Chrysler to close 5 additional auto plants

5/2/2009
FROM THE BLADE'S NEWS SERVICES

NEW YORK - Court documents filed by Chrysler Friday revealed the company plans to close five more plants - including one in Twinsburg, Ohio - by the end of next year.

Attorneys for Chrysler LLC said the company will file a motion by Saturday to sell substantially all of its assets to Italian automaker Fiat Group SpA, but that won't include those five plants, plus three others that already have been closed.

The five plants in Ohio, Michigan, Missouri, and Wisconsin employ about 4,800 people. Chrysler said they will be offered jobs at other plants. The two Michigan plants are in Detroit and Sterling Heights.

The plant in Ohio has 1,250 workers and is Twinsburg's biggest employer. That plant makes stampings, assemblies, and subassemblies that include hoods, quarter panels, and roofs.

Twinsburg Mayor Katherine Procop said she was stunned by the decision to close the plant because she was told during a conference call Thursday with Chrysler Chief Executive Robert Nardelli that the plant was going to be OK for the short-term. "They said it was a great plant with a tremendous work force," Ms. Procop said. "I'm very disheartened."

Two other plants that will be left out of the Fiat sale are the St. Louis South plant and an assembly plant in Newark, Del., that were idled last year. Another facility, Chrysler's Detroit Axle plant, is already scheduled to be replaced by a new factory near Port Huron, Mich.

The "new Chrysler" would lease the eight plants, then shutter them by December, 2010.

Judge Arthur Gonzalez approved a series of motions at yesterday's swift hearing, launching a chain of events designed to ensure Chrysler's bankruptcy process is the quick and "surgical" one the company and the U.S. government have promised.

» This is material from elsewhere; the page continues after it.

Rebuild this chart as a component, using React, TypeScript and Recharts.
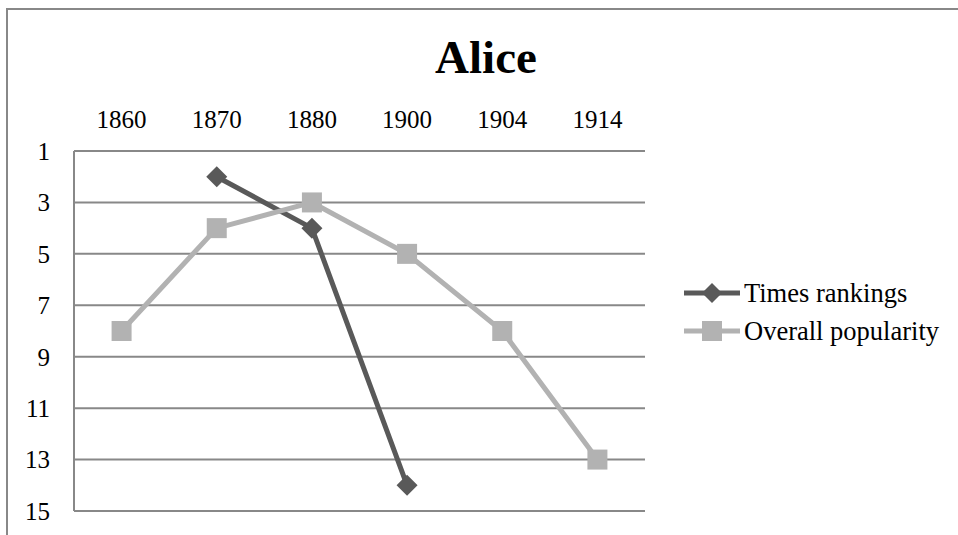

But what could prove to be the case's biggest challenge lies ahead. Chrysler eventually must deal with creditors who refused to come to a deal that would have erased much of the automaker's debt and might have avoided a bankruptcy filing in the first place.

Another hearing was scheduled for Monday morning, where Chrysler attorneys will ask Judge Gonzalez to let the company start using $4.5 billion in loans from the U.S. and Canadian governments to keep operating under bankruptcy protection.

Chrysler attorney Corinne Ball, of the firm Jones Day, said the loans and the sale to Fiat represent "an important lifeline" for Chrysler's dealers, suppliers, and customers.

"We have to move at a good speed throughout this proceeding," she told Judge Gonzalez.

Among the motions approved by Judge Gonzalez was one to allow the automaker to pay $48.8 million in employee and contract worker prebankruptcy wages, benefits, and business expenses. The judge also approved Chrysler's motions that will let it continue to honor its warranties and continue its current banking practices.

Chrysler, the nation's third-largest car manufacturer, filed for bankruptcy protection Thursday after a group of creditors defied government pressure to wipe out the automaker's debt. The company plans to emerge in as little as 30 days as a leaner, more nimble company, with Fiat potentially becoming the majority owner.

Until the deal with Fiat closes, the automaker plans to idle all of its plants in the United States.

Chrysler's Canadian assembly plants also halted production yesterday because of parts shortages stemming from the U.S. shutdown.